The internet and air waves are burning up with forums and debates and commentaries and calls on the news about the commencement address deal.

My younger son will be graduating from the University of Notre Dame in May. Last Friday, he informed me that President Obama will be giving the commencement speech and will be awarded an honorary degree. I was, frankly, stunned. The joyful event of our son’s graduation has now been overshadowed by a dark cloud. I am proud of my son and of all he achieved at Notre Dame, but I am ashamed of Notre Dame itself.

How can an institution that purports to be Catholic honor as a “doctor of law”—literally a “teacher of law”—a President who has made it very clear by word and deed that he intends to remove from the laws of this nation anything that defends unborn human life? Of course, there is more to Obama than his position on abortion and the life issues. There are things about him that anyone, Catholic or non-Catholic, can respect and admire. But can they justify overlooking his appalling stance on abortion?

Abortion is a defining issue of our time, in the way that slavery was in the mid-nineteenth century and segregation and racial discrimination were in the mid-twentieth century. Overlooking the pro-abortion views of a politician now would be analogous to overlooking pro-slavery or segregationist views in those eras. Would Notre Dame have invited a champion of segregation to be a commencement speaker in the 1960s, however brilliant or talented, however well-meaning in other ways and on other issues he or she may have been?

No. And everyone knows that, so people refuse to accept that equivalence and instead, revert to a false one of openness to dialogue with people who disagree. As if this is about that.

It’s actually about status.

There is a Faustian bargain being struck. President Obama has been feeling great heat on the life issues due to the courageous stands by many of the country’s Catholic bishops. Speaking at and being honored by Notre Dame is a way for him to insulate himself from that heat. In return, Notre Dame gets to seem important, by basking in the glory of a presidential visit. The university is willing to sacrifice the integrity of the Church’s moral witness on the central social-justice issue of our time to pursue its institutional ambitions.

And the explanation for it only raised more questions. And ire. I heard about it on the air yesterday, from a caller who said the letter from ND president Fr. Jenkins was wholly unconvincing and even confusing. Carl Olson says that, too.

Nope, I’m not tracking well with this “Persuasion By Praise” approach…

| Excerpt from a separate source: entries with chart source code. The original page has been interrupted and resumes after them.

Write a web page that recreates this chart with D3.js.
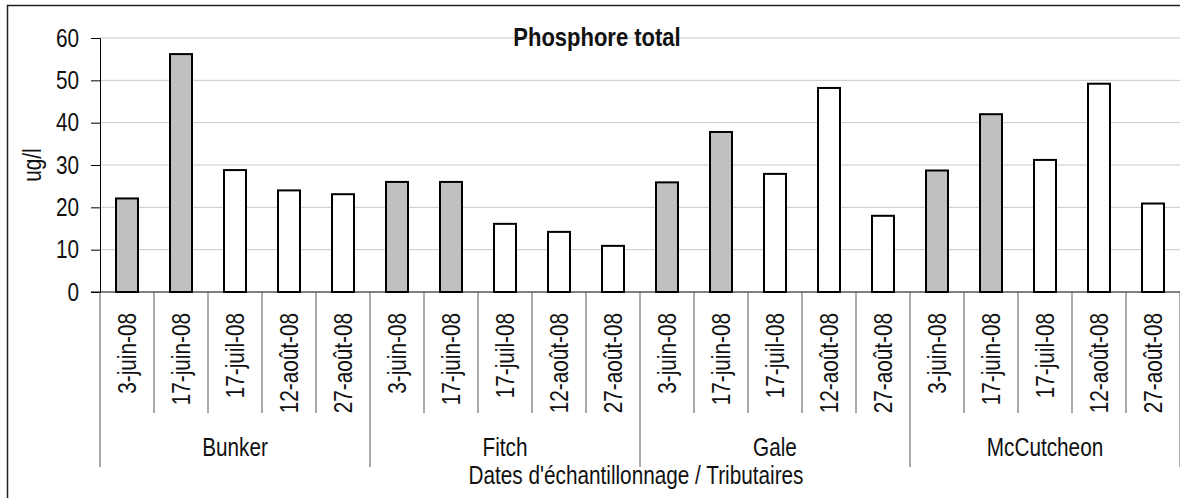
<!DOCTYPE html>
<html>
<head>
<meta charset="utf-8">
<script src="https://cdn.jsdelivr.net/npm/d3@7"></script>
<style>
  body { margin: 0; background: #fff; }
  svg text { font-family: "Liberation Sans", Arial, sans-serif; fill: #111; }
</style>
</head>
<body>
<svg id="container" width="1180" height="498"></svg>
<script>
// data
const tributaries = ['Bunker', 'Fitch', 'Gale', 'McCutcheon'];
const dates = ['3-juin-08', '17-juin-08', '17-juil-08', '12-août-08', '27-août-08'];
const grayDates = ['3-juin-08', '17-juin-08'];
const values = [
  22.1, 56.2, 28.8, 24.0, 23.1,   // Bunker
  26.0, 26.0, 16.1, 14.2, 10.9,   // Fitch
  25.9, 37.8, 27.9, 48.2, 18.0,   // Gale
  28.7, 42.0, 31.2, 49.2, 20.9    // McCutcheon
];
const yTicks = [0, 10, 20, 30, 40, 50, 60];

const MARGIN = { TOP: 38, BOTTOM: 206, LEFT: 100, RIGHT: 0 };
const width = 1180, height = 498;
// no narrow font installed, so squeeze a regular one
const FONT = 25;
const SQUEEZE = 0.83;

const rows = [];
tributaries.forEach((t, gi) => {
  dates.forEach((d, di) => {
    rows.push({ key: gi * dates.length + di, trib: t, date: d, value: values[gi * dates.length + di] });
  });
});

const svg = d3.select('#container');

// frame
svg.append('rect')
  .attr('x', 7.5).attr('y', 5.5)
  .attr('width', 1200).attr('height', 520)
  .attr('fill', 'none').attr('stroke', '#222').attr('stroke-width', 1.5);

const x = d3.scaleBand()
  .domain(rows.map(d => d.key))
  .range([MARGIN.LEFT, width - MARGIN.RIGHT])
  .paddingInner(0.593)
  .paddingOuter(0.2965);

const y = d3.scaleLinear()
  .domain([0, 60])
  .range([height - MARGIN.BOTTOM, MARGIN.TOP]);

const y0 = y(0);
const step = x.step();
const xLeft = k => MARGIN.LEFT + k * step;

const label = (g, tx, ty, rot) =>
  g.append('text')
    .attr('transform', `translate(${tx},${ty})${rot ? ' rotate(' + rot + ')' : ''} scale(${SQUEEZE},1)`)
    .attr('font-size', FONT);

// gridlines
svg.append('g').attr('class', 'grid')
  .selectAll('line')
  .data(yTicks.filter(t => t > 0))
  .enter().append('line')
  .attr('x1', MARGIN.LEFT).attr('x2', width)
  .attr('y1', d => y(d)).attr('y2', d => y(d))
  .attr('stroke', '#c8c8c8').attr('stroke-width', 1);

// title
label(svg, 597, 46)
  .attr('text-anchor', 'middle')
  .attr('font-weight', 'bold')
  .attr('font-size', 26.5)
  .text('Phosphore total');

// bars
svg.append('g').attr('class', 'bars')
  .selectAll('rect')
  .data(rows)
  .enter().append('rect')
  .attr('x', d => x(d.key))
  .attr('width', x.bandwidth())
  .attr('y', d => y(d.value))
  .attr('height', d => y0 - y(d.value))
  .attr('fill', d => grayDates.includes(d.date) ? '#c0c0c0' : '#fff')
  .attr('stroke', '#000').attr('stroke-width', 2);

// y axis
const yAxis = svg.append('g')
  .attr('transform', `translate(${MARGIN.LEFT},0)`)
  .call(d3.axisLeft(y).tickValues(yTicks).tickSize(9).tickPadding(12));
yAxis.select('.domain').attr('stroke', '#000');
yAxis.selectAll('.tick line').attr('stroke', '#000');
yAxis.selectAll('.tick text')
  .attr('font-size', FONT).attr('font-family', null).attr('fill', '#111')
  .attr('x', null)
  .attr('transform', `translate(-21,0) scale(${SQUEEZE},1)`);

label(svg, 41, (y(0) + y(60)) / 2, -90)
  .attr('text-anchor', 'middle')
  .text('ug/l');

// x axis line
svg.append('line')
  .attr('x1', MARGIN.LEFT - 9).attr('x2', width)
  .attr('y1', y0).attr('y2', y0)
  .attr('stroke', '#000').attr('stroke-width', 1);

// category separators
svg.append('g').attr('class', 'cat-ticks')
  .selectAll('line')
  .data(d3.range(rows.length + 1))
  .enter().append('line')
  .attr('x1', k => xLeft(k)).attr('x2', k => xLeft(k))
  .attr('y1', y0)
  .attr('y2', k => k % dates.length === 0 ? 467 : 413)
  .attr('stroke', '#555').attr('stroke-width', 1);

// date labels
const dateG = svg.append('g').attr('class', 'date-labels');
rows.forEach(d => {
  label(dateG, x(d.key) + x.bandwidth() / 2, 313, -90)
    .attr('text-anchor', 'end')
    .attr('dy', '0.35em')
    .text(d.date);
});

// tributary labels
const groupG = svg.append('g').attr('class', 'group-labels');
tributaries.forEach((t, i) => {
  label(groupG, xLeft(i * dates.length) + step * dates.length / 2, 456)
    .attr('text-anchor', 'middle')
    .text(t);
});

// axis title
label(svg, 636, 484)
  .attr('text-anchor', 'middle')
  .text("Dates d'échantillonnage / Tributaires");
</script>
</body>
</html>
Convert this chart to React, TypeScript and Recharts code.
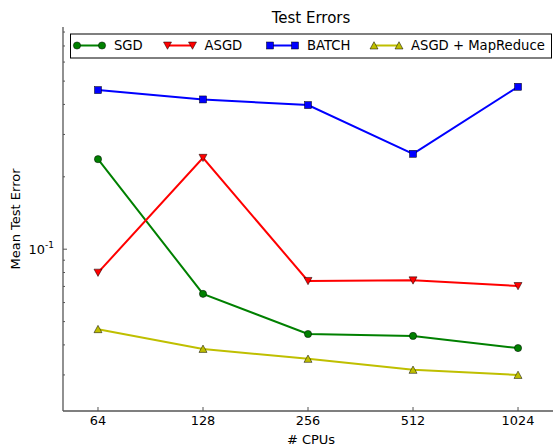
import React from 'react';
import { LineChart, Line, XAxis, YAxis } from 'recharts';

// mean test error per number of CPUs (log-log plot)
const cpus = [64, 128, 256, 512, 1024];
const sgd = [0.2368, 0.0652, 0.0444, 0.0436, 0.0388];
const asgd = [0.0799, 0.2399, 0.0738, 0.0742, 0.0703];
const batch = [0.4589, 0.4195, 0.3975, 0.2493, 0.4736];
const asgdMapReduce = [0.0465, 0.0385, 0.035, 0.0315, 0.03];

const yTicks = [0.03, 0.04, 0.05, 0.06, 0.07, 0.08, 0.09, 0.1, 0.2, 0.3, 0.4, 0.5, 0.6, 0.7, 0.8];
const yDomain = [0.02124, 0.8395];
const xDomain = [50.8, 1342];

const series = [
  { key: 'sgd', name: 'SGD', color: '#008000', shape: 'circle' },
  { key: 'asgd', name: 'ASGD', color: '#ff0000', shape: 'triDown' },
  { key: 'batch', name: 'BATCH', color: '#0000ff', shape: 'square' },
  { key: 'asgdMapReduce', name: 'ASGD + MapReduce', color: '#bfbf00', shape: 'triUp' },
];

const data = cpus.map((c, i) => ({
  cpus: c,
  sgd: sgd[i],
  asgd: asgd[i],
  batch: batch[i],
  asgdMapReduce: asgdMapReduce[i],
}));

const FONT = '"DejaVu Sans", sans-serif';
const SPINE = '#555';

const W = 600;
const H = 447;
const M = { top: 27, right: 41, left: 0, bottom: 0 };

function Marker({ shape, cx, cy, fill }: { shape: string; cx: number; cy: number; fill: string }) {
  const common = { fill, stroke: '#000', strokeWidth: 0.5 };
  if (shape === 'circle') return <circle cx={cx} cy={cy} r={3.6} {...common} />;
  if (shape === 'square') return <rect x={cx - 3.5} y={cy - 3.5} width={7} height={7} {...common} />;
  if (shape === 'triDown')
    return <polygon points={`${cx - 4},${cy - 3.5} ${cx + 4},${cy - 3.5} ${cx},${cy + 3.8}`} {...common} />;
  return <polygon points={`${cx - 4},${cy + 3.5} ${cx + 4},${cy + 3.5} ${cx},${cy - 3.8}`} {...common} />;
}

function BottomTick(props: any) {
  const { x, y, payload } = props;
  return (
    <g>
      <line x1={x} y1={y} x2={x} y2={y - 4} stroke={SPINE} />
      <text x={x} y={y + 14} textAnchor="middle" fontSize={12.9} fontFamily={FONT} fill="#000">
        {payload.value}
      </text>
    </g>
  );
}

function TopTick(props: any) {
  const { x, y } = props;
  return <line x1={x} y1={y} x2={x} y2={y + 4} stroke={SPINE} />;
}

function LeftTick(props: any) {
  const { x, y, payload } = props;
  const major = payload.value === 0.1;
  return (
    <g>
      <line x1={x} y1={y} x2={x + (major ? 4 : 2)} y2={y} stroke={SPINE} />
      {major && (
        <text x={x - 9} y={y + 5} textAnchor="end" fontSize={12.9} fontFamily={FONT} fill="#000">
          <tspan>10</tspan>
          <tspan dy={-6} fontSize={9}>-1</tspan>
        </text>
      )}
    </g>
  );
}

// legend row, one slot per series
const legendSlots = [77, 167.5, 270, 374];

function LegendBox() {
  return (
    <g>
      <rect x={70.5} y={34} width={481} height={24} fill="#fff" stroke="#000" strokeWidth={1} />
      {series.map((s, i) => {
        const x0 = legendSlots[i];
        const y = 45.5;
        return (
          <g key={s.key}>
            <line x1={x0} y1={y} x2={x0 + 25} y2={y} stroke={s.color} strokeWidth={2} />
            <Marker shape={s.shape} cx={x0} cy={y} fill={s.color} />
            <Marker shape={s.shape} cx={x0 + 25} cy={y} fill={s.color} />
            <text x={x0 + 37} y={y + 4.8} fontSize={13.2} fontFamily={FONT} fill="#000">
              {s.name}
            </text>
          </g>
        );
      })}
    </g>
  );
}

export default function App() {
  return (
    <div style={{ position: 'absolute', left: 0, top: 0, width: 553, height: 447, overflow: 'hidden', background: '#fff' }}>
      <LineChart width={W} height={H} data={data} margin={M}>
        <XAxis
          dataKey="cpus"
          type="number"
          scale="log"
          domain={xDomain}
          allowDataOverflow
          ticks={cpus}
          interval={0}
          tickSize={0}
          tickMargin={0}
          tick={<BottomTick />}
          axisLine={{ stroke: SPINE, strokeWidth: 1.3 }}
          tickLine={false}
          height={36}
        />
        <XAxis
          xAxisId="top"
          orientation="top"
          dataKey="cpus"
          type="number"
          scale="log"
          domain={xDomain}
          allowDataOverflow
          ticks={cpus}
          interval={0}
          tickSize={0}
          tickMargin={0}
          tick={<TopTick />}
          axisLine={{ stroke: SPINE, strokeWidth: 1.3 }}
          tickLine={false}
          height={0}
        />
        <YAxis
          type="number"
          scale="log"
          domain={yDomain}
          allowDataOverflow
          ticks={yTicks}
          interval={0}
          tickSize={0}
          tickMargin={0}
          tick={<LeftTick />}
          axisLine={{ stroke: SPINE, strokeWidth: 1.3 }}
          tickLine={false}
          width={63}
        />
        {series.map((s) => (
          <Line
            key={s.key}
            dataKey={s.key}
            name={s.name}
            stroke={s.color}
            strokeWidth={2}
            isAnimationActive={false}
            dot={(p: any) => <Marker key={`${s.key}-${p.index}`} shape={s.shape} cx={p.cx} cy={p.cy} fill={s.color} />}
            activeDot={false}
          />
        ))}
      </LineChart>
      <svg width={553} height={447} style={{ position: 'absolute', left: 0, top: 0, pointerEvents: 'none' }}>
        <text x={311} y={22.5} textAnchor="middle" fontSize={15} fontFamily={FONT} fill="#000">
          Test Errors
        </text>
        <text x={311} y={444} textAnchor="middle" fontSize={13} fontFamily={FONT} fill="#000">
          # CPUs
        </text>
        <text
          x={20}
          y={219}
          textAnchor="middle"
          fontSize={13}
          fontFamily={FONT}
          fill="#000"
          transform="rotate(-90 20 219)"
        >
          Mean Test Error
        </text>
        <LegendBox />
      </svg>
    </div>
  );
}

This is sad. Worse, it is scandalous. A friend of mine who is a student at the Notre Dame law school wrote to me the other day: “Though the school is by no means perfect, I have been proud of ND until now. [My wife] and I are both disgusted.” Obviously he isn’t persuaded by Fr. Jenkins’ methods. Nor am I.

(Referring to that NRO symposium…I only got as far as George Weigel yesterday…)

And Fr. George Rutler states, “This is a highly cynical act, contemptuous of the Church’s prophetic voice in civil society and wagering that there will be no retribution. If a midwestern school seeks attention by granting Mr. Obama an honorary doctorate in law, the next logical step would be to grant Judas Iscariot posthumously an honorary doctorate in business administration.”